On all fronts, then, as painful as unemployment is for millions of individuals and families, the U.S. economy did better than the average for this kind of recession. And the authors point out that the U.S. faced a bigger obstacle than other countries: This was a global blowout so the U.S. could not export its way out of it, as other economies could in the past. The fiscal stimulus package has to take a lot of the credit for the country’s economic performance. With the economy now making steady progress and companies posting strong profits, the market will gyrate but equity investments still make sense for the long run.

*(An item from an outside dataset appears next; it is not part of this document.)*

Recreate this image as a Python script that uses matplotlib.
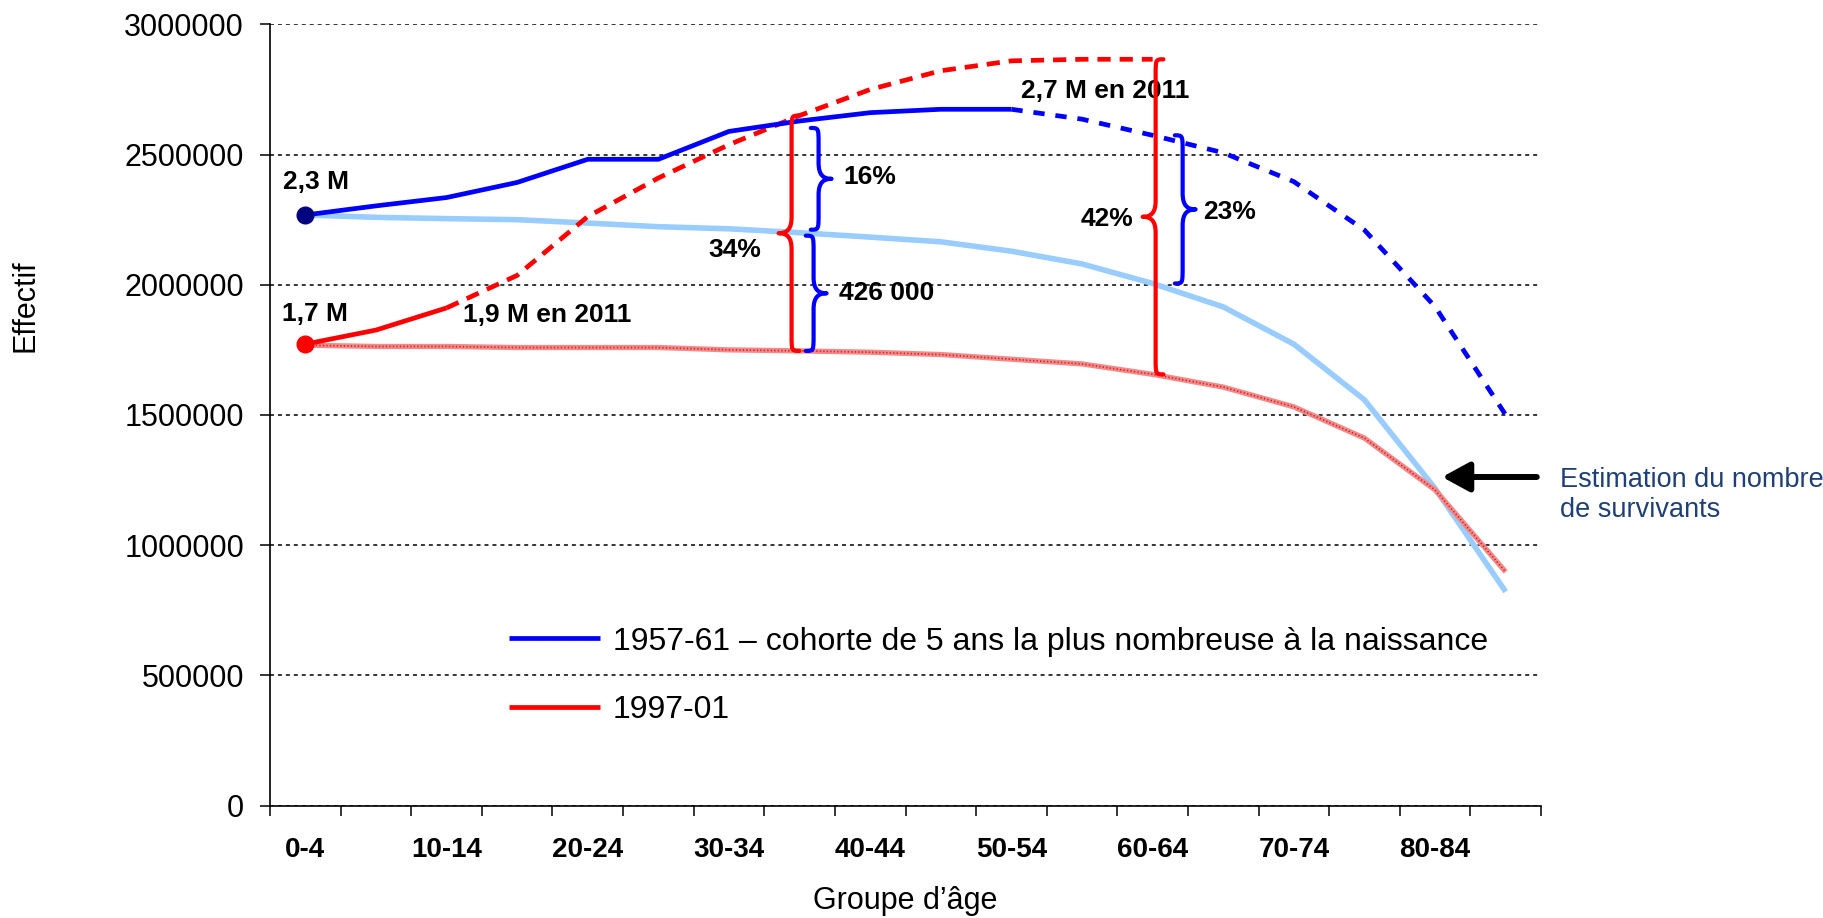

ARMageddon? Like the economy as a whole, the housing market is picking up. Bankers are bullish once again on ARMs, arguing that this time is different because the mortgages are jumbo mortgages and the credit ratings of borrowers are better than those of the subprime borrowers who caused problems in 2008. Housing prices are rising rapidly again. The Case-Shiller Index for 2013 showed year-over-year increases for its 10-City and 20-City Composites of 13.6% and 13.4%, respectively, the most rapid rises in nine years.  Using house prices, rents, and median household income, "The Economist" calculates that six cities already have overvalued homes, with Denver, Los Angeles, and San Francisco overvalued by 16%. In San Francisco, the median home price is more than $1 million. That means jumbo mortgages, those larger than $417,000, or $625,000 in expensive areas, are common rather than rare. With the Fed keeping interest rates artificially low, an asset bubble is nearly inevitable. 

Do financial types know what they are doing this time? They thought so before thrifts cratered in the 1980s. They thought so when they lost gobs of money on loans to Latin America in the 1980s. They thought so in the 1990s when they lost money again on loans to Latin American and also to Asia. The rocket scientists at Long-Term Capital Management in the late 1990s thought they knew what they were doing before the firm went belly up. So did AIG (NYSE:AIG), Bear Stearns, Lehman Brothers - how many do I have to list to show that it just ain’t so? Reinhart and Rogoff make the point that some countries have graduated from being serial defaulters on sovereign debt, but no major country has graduated from finance-led crises. They occur so regularly you can set your watch (or at least your calendar) to them.

The point is that smart finance people often outsmart themselves. So do borrowers, who leap at teaser rates, borrowing to their limit, and then open themselves up to trouble on any upward rate adjustments on their huge mortgages. There already are signs that lenders are loosening their standards by requiring smaller down payments.

To say this is all unfortunate is an understatement. It’s hard to remember how close we were to the financial precipice in 2008. We have come back from the brink through deft (if not perfect) management from both the Bush and Obama Administrations. The national debt is manageable. The economy is recovering. Employment is coming back.

The main threat on the horizon is people who think this time is different. It isn’t. And if we don’t learn that hard lesson from history, we will be hell-bent on repeating it.